Eugene Bartsaikin: why NZ mortgage advisers need to scrap the 0.85% commission model

The 2025 Residential Mortgage Adviser of the Year on broken commission models

Eugene Bartsaikin: why NZ mortgage advisers need to scrap the 0.85% commission model

Eugene Bartsaikin (pictured) has a simple way of illustrating what is wrong with how mortgage advisers are paid. A client eligible for a green loan on solar panels — the right advice, correctly given — generates a $15,000 loan and a commission of $127.50. The time involved means every such transaction runs at a loss. His point is that not every adviser will do them anyway.

The backstory

Bartsaikin is director of Twine Advisers and 2025 Residential Mortgage Adviser of the Year. He has been in finance since he was 19 — bank teller, fund management operations, stockbroker — before finding his way to mortgage advice after watching something he couldn't ignore: his parents navigating the most important financial decisions of their lives with nobody genuinely in their corner.

"The GFC made that gap impossible to ignore — hardworking families need an advocate," he says. That conviction has shaped everything about how he runs his business, including a willingness to call out the structural problems he believes are holding the industry back.

The commission problem nobody wants to solve

The current model pays advisers approximately 0.85% upfront on loan placement, with the expectation that this covers both initial advice and ongoing service. In practice, Bartsaikin argues, the financial incentive to keep servicing a client evaporates the moment the loan settles.

" The simple reality is that the only incentive for advisers to continue offering the ongoing service and advice is their own desire to do the right thing," he says.

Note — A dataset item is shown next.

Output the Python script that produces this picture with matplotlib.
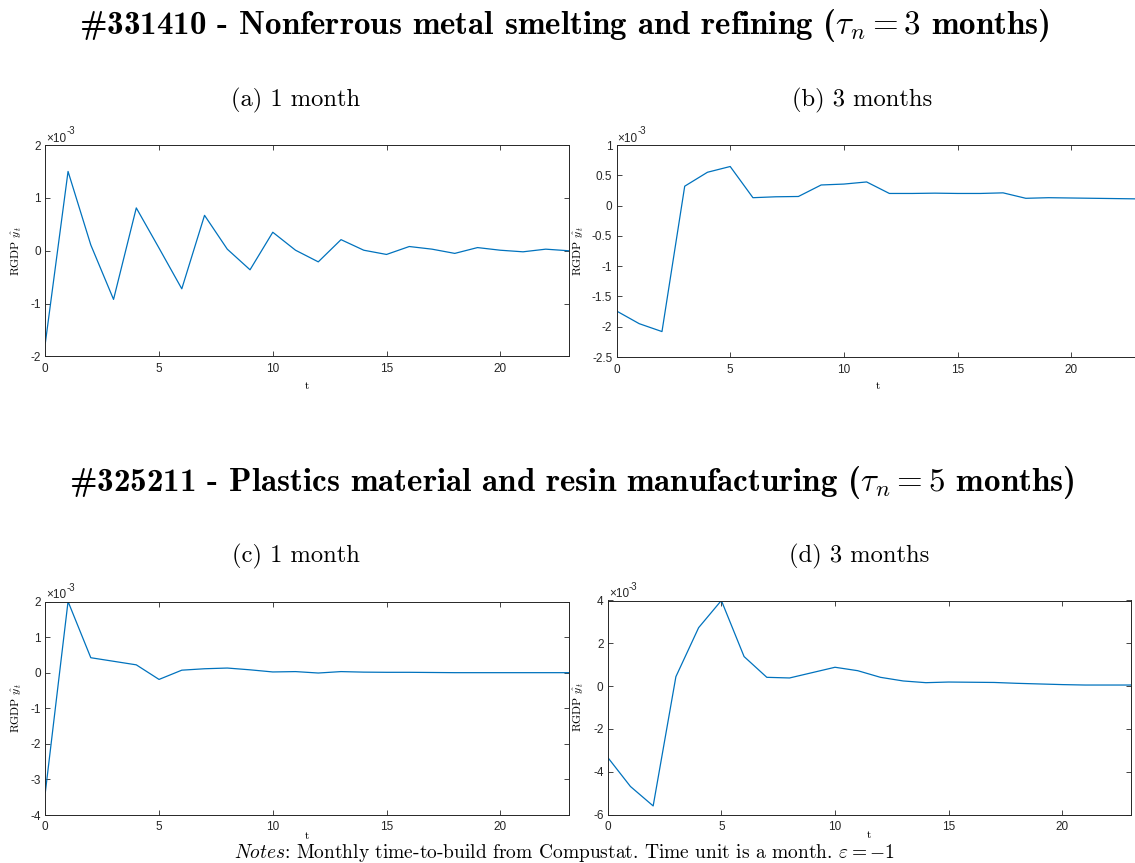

Bartsaikin’s preferred model already exists at two lenders: 0.55% upfront and 0.15% trail.

"In my view, this represents a fair cost relative to the effort involved and helps advisers build sustainable businesses with support staff," he says.

Bartsaikin acknowledges the counterargument — that it costs banks more long-term — but suggests lenders could survey clients to verify ongoing service quality as a condition of the trail payment.

Depth over volume

Before mortgage advice, Bartsaikin was pulled up as a stockbroker for having average call lengths more than twice those of his colleagues. He wears it as a badge of honour and has built Twine around the same instinct — going deep on client relationships rather than chasing volume.

That approach is what he credits for sustaining the business through its early years, and it informs his view on where the industry still falls short.

"Good operators need to continue being vocal in the industry as that sets the standard on what clients should expect as sadly there are still far too many operators that don't quite put the necessary professional approach," he says.

The industry's shift in language from "broking" to "advice" reflects a real cultural change, but execution remains uneven.

Advice for new entrants

For those entering the profession, Bartsaikin is clear that qualifications alone won't bridge the gap. He estimates the Level 5 certificate probably delivers only around 10% of the knowledge needed to operate effectively. Spend at least two years under an experienced adviser, he says — the rest comes from deal variety, repetition, and proximity to someone who has already made the mistakes.

The gap his parents faced — good people, working hard, with no one genuinely in their corner — is the same gap he has spent a decade trying to close. Whether the industry closes it more broadly, he suggests, comes down to whether the right structures and the right people are finally aligned.